EXERCISE DESCRIPTION: Write the lines out again, from the top of the material to the line containing "const xScale = chart.scales.x;", pictures excluded.

DATASET SECTION:

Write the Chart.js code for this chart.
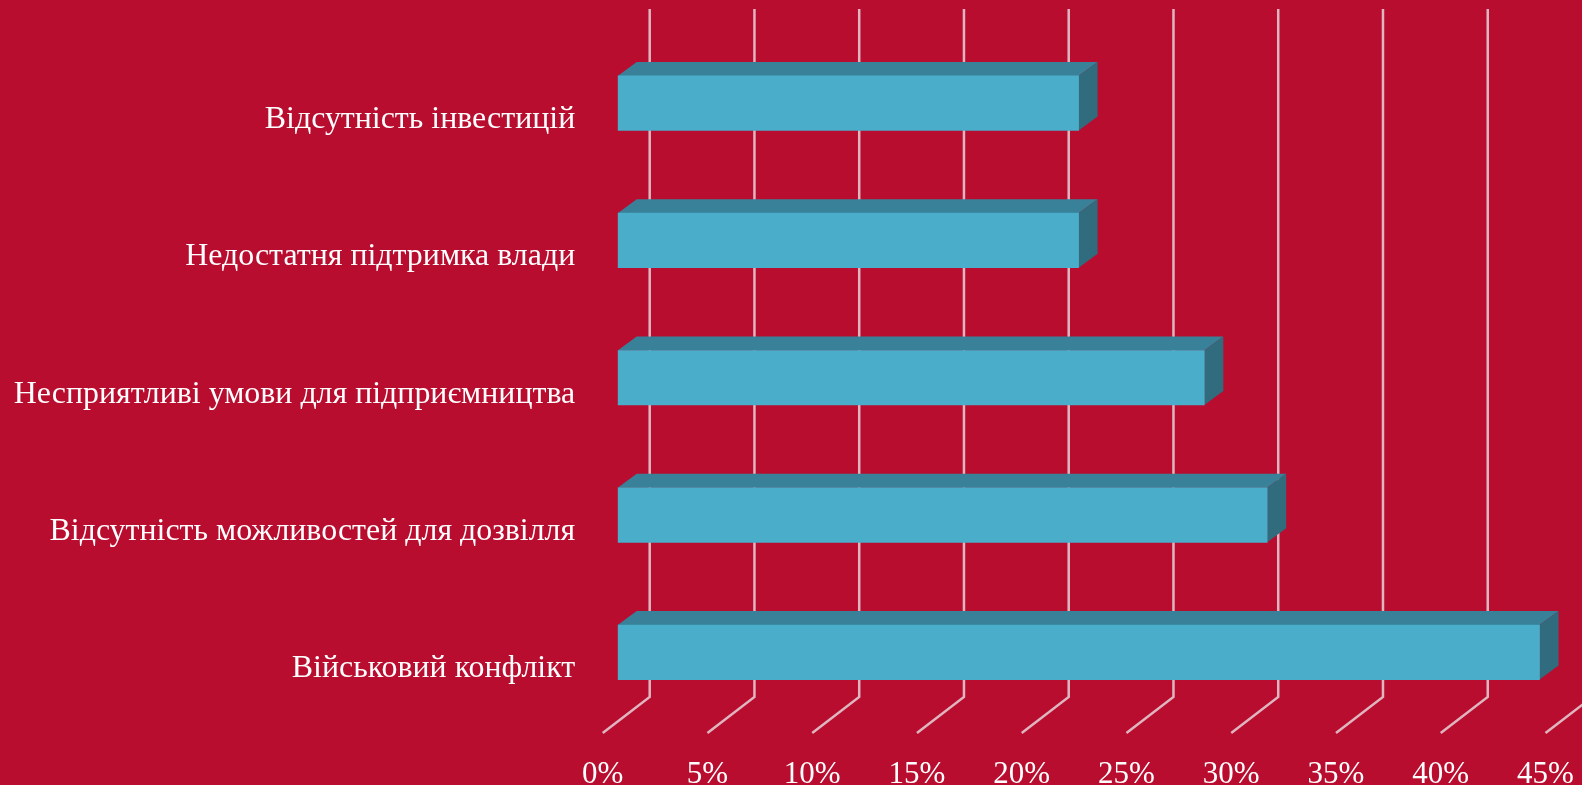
<!DOCTYPE html>
<html>
<head>
<meta charset="utf-8">
<title>Chart</title>
<script src="https://cdn.jsdelivr.net/npm/chart.js@4"></script>
<style>
    html, body { margin: 0; padding: 0; background: #b90d2f; overflow: hidden; }
    canvas { display: block; filter: blur(0.5px); }
</style>
</head>
<body>
<canvas id="barChart" width="1582" height="785"></canvas>
<script>
const categories = [
    'Відсутність інвестицій',
    'Недостатня підтримка влади',
    'Несприятливі умови для підприємництва',
    'Відсутність можливостей для дозвілля',
    'Військовий конфлікт'
];
const shares = [22, 22, 28, 31, 44];
const axisMax = 45;
const axisStep = 5;

const fontFamily = '"Liberation Serif", serif';

// Chart.js adds room for overhanging tick labels, the chart area here is fixed
function clearPadding(scale) {
    scale.paddingTop = 0;
    scale.paddingBottom = 0;
    scale.paddingLeft = 0;
    scale.paddingRight = 0;
}

// The fake 3D box: wall/floor lines behind the bars, top and side faces on each bar
const box3d = {
    id: 'box3d',
    beforeDatasetsDraw(chart) {
        const ctx = chart.ctx;
        const xScale = chart.scales.x;

        ctx.save();
        ctx.strokeStyle = '#dfb6c0';
        ctx.lineWidth = 2.5;
        xScale.ticks.forEach(tick => {
            const x = xScale.getPixelForValue(tick.value);
            ctx.beginPath();
            ctx.moveTo(x + 32, 9);
            ctx.lineTo(x + 32, 697);
            ctx.lineTo(x - 15, 733);
            ctx.stroke();
        });

        chart.getDatasetMeta(0).data.forEach(bar => {
            const top = bar.y - bar.height / 2;
            const bottom = bar.y + bar.height / 2;

            ctx.fillStyle = '#388199';
            ctx.beginPath();
            ctx.moveTo(bar.base, top);
            ctx.lineTo(bar.base + 19, top - 14);
            ctx.lineTo(bar.x + 19, top - 14);
            ctx.lineTo(bar.x, top);
            ctx.closePath();
            ctx.fill();

            ctx.fillStyle = '#306c7e';
            ctx.beginPath();
            ctx.moveTo(bar.x, top);
            ctx.lineTo(bar.x + 19, top - 14);
            ctx.lineTo(bar.x + 19, bottom - 14);
            ctx.lineTo(bar.x, bottom);
            ctx.closePath();
            ctx.fill();
        });
        ctx.restore();
    }
};

new Chart(document.getElementById('barChart'), {
    type: 'bar',
    plugins: [box3d],
    data: {
        labels: categories,
        datasets: [{
            data: shares,
            backgroundColor: '#4aadc9',
            barThickness: 54.5
        }]
    },
    options: {
        indexAxis: 'y',
        responsive: false,
        animation: false,
        layout: { padding: { top: 34.5, right: 21.5, bottom: 0, left: 0 } },
        plugins: {
            legend: { display: false },
            tooltip: { enabled: false }
        },
        scales: {
            x: {
                min: 0,
                max: axisMax,
                afterFit(scale) {
                    scale.height = 64;
                    clearPadding(scale);
                },
                border: { display: false },
                grid: { display: false },
                ticks: {
                    stepSize: axisStep,
                    autoSkip: false,
                    maxRotation: 0,
                    color: '#ffffff',
                    font: { family: fontFamily, size: 31 },
                    padding: 27,
                    labelOffset: -15,
                    callback: value => value + '%'
                }
            },
            y: {
                afterFit(scale) {
                    scale.width = 617.7;
                    clearPadding(scale);
                },
                border: { display: false },
                grid: { display: false },
                ticks: {
                    autoSkip: false,
                    color: '#ffffff',
                    font: { family: fontFamily, size: 31.9 },
                    padding: 34.5,
                    labelOffset: 16.5
                }
            }
        }
    }
});
</script>
</body>
</html>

FINISHED EXERCISE:
Write the Chart.js code for this chart.
<!DOCTYPE html>
<html>
<head>
<meta charset="utf-8">
<title>Chart</title>
<script src="https://cdn.jsdelivr.net/npm/chart.js@4"></script>
<style>
    html, body { margin: 0; padding: 0; background: #b90d2f; overflow: hidden; }
    canvas { display: block; filter: blur(0.5px); }
</style>
</head>
<body>
<canvas id="barChart" width="1582" height="785"></canvas>
<script>
const categories = [
    'Відсутність інвестицій',
    'Недостатня підтримка влади',
    'Несприятливі умови для підприємництва',
    'Відсутність можливостей для дозвілля',
    'Військовий конфлікт'
];
const shares = [22, 22, 28, 31, 44];
const axisMax = 45;
const axisStep = 5;

const fontFamily = '"Liberation Serif", serif';

// Chart.js adds room for overhanging tick labels, the chart area here is fixed
function clearPadding(scale) {
    scale.paddingTop = 0;
    scale.paddingBottom = 0;
    scale.paddingLeft = 0;
    scale.paddingRight = 0;
}

// The fake 3D box: wall/floor lines behind the bars, top and side faces on each bar
const box3d = {
    id: 'box3d',
    beforeDatasetsDraw(chart) {
        const ctx = chart.ctx;
        const xScale = chart.scales.x;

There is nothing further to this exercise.